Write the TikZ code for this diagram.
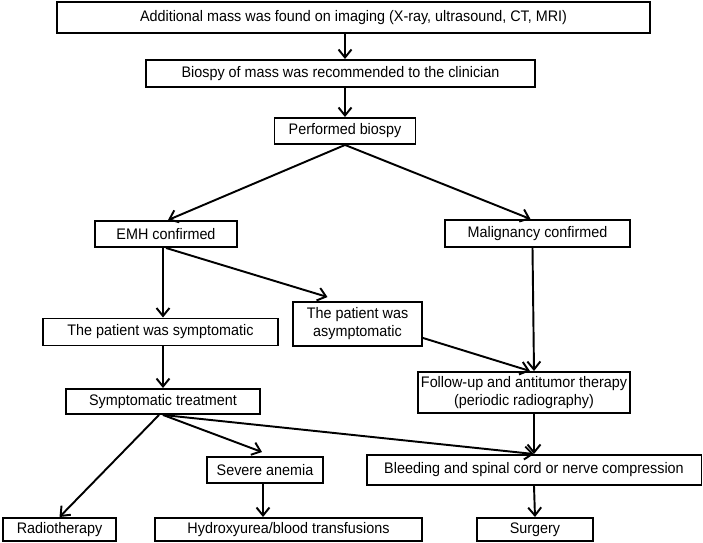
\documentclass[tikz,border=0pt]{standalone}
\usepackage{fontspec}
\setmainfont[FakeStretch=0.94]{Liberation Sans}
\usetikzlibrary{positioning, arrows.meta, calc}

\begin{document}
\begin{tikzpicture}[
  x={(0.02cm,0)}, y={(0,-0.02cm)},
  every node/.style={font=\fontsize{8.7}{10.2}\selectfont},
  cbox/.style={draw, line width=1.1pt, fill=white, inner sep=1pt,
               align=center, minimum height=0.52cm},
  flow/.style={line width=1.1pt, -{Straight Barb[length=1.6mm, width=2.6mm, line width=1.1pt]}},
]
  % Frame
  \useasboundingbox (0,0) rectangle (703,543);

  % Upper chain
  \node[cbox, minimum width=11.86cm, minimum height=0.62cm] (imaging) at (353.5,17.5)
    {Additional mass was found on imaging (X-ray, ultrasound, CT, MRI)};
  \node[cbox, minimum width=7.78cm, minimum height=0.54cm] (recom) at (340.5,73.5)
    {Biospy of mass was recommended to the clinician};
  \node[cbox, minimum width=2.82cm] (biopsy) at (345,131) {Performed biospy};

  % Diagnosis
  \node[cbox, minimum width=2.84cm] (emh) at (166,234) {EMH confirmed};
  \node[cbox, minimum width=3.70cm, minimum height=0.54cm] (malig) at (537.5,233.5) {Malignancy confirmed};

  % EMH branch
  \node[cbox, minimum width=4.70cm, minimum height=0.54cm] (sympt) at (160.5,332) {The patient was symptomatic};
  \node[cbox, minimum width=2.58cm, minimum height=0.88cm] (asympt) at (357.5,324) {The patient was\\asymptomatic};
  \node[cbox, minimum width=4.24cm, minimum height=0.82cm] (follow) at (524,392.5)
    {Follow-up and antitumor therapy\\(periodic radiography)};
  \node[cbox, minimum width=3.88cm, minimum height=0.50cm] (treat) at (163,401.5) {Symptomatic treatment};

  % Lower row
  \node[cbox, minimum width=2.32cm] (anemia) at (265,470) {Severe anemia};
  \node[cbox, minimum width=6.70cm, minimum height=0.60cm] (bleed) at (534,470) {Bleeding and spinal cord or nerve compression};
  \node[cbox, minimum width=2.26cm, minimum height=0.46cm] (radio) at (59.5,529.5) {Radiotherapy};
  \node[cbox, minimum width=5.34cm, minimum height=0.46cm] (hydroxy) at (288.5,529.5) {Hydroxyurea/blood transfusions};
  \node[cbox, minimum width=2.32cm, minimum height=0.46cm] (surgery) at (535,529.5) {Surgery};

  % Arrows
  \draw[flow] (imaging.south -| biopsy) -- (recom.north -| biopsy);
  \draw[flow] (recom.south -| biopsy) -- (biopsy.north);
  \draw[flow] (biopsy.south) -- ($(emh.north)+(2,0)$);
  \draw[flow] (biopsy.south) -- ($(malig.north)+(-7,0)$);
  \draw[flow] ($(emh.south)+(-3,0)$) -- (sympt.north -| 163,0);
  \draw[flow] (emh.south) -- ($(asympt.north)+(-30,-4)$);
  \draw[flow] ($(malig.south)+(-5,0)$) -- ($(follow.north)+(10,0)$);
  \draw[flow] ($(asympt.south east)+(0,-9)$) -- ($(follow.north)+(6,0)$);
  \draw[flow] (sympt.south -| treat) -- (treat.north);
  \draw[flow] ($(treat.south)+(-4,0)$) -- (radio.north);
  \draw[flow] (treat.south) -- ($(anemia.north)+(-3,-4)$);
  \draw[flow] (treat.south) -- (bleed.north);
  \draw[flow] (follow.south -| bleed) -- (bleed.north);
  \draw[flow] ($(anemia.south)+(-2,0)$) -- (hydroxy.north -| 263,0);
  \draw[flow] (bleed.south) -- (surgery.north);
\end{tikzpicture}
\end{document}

+++

» **EXERCISE REQUIREMENTS**:
Your task is to return the lines above, from the first one up to and including the line containing "minimum width=2.82cm] (biopsy)", minus any pictures.

» **ANSWER**:
Write the TikZ code for this diagram.
\documentclass[tikz,border=0pt]{standalone}
\usepackage{fontspec}
\setmainfont[FakeStretch=0.94]{Liberation Sans}
\usetikzlibrary{positioning, arrows.meta, calc}

\begin{document}
\begin{tikzpicture}[
  x={(0.02cm,0)}, y={(0,-0.02cm)},
  every node/.style={font=\fontsize{8.7}{10.2}\selectfont},
  cbox/.style={draw, line width=1.1pt, fill=white, inner sep=1pt,
               align=center, minimum height=0.52cm},
  flow/.style={line width=1.1pt, -{Straight Barb[length=1.6mm, width=2.6mm, line width=1.1pt]}},
]
  % Frame
  \useasboundingbox (0,0) rectangle (703,543);

  % Upper chain
  \node[cbox, minimum width=11.86cm, minimum height=0.62cm] (imaging) at (353.5,17.5)
    {Additional mass was found on imaging (X-ray, ultrasound, CT, MRI)};
  \node[cbox, minimum width=7.78cm, minimum height=0.54cm] (recom) at (340.5,73.5)
    {Biospy of mass was recommended to the clinician};
  \node[cbox, minimum width=2.82cm] (biopsy) at (345,131) {Performed biospy};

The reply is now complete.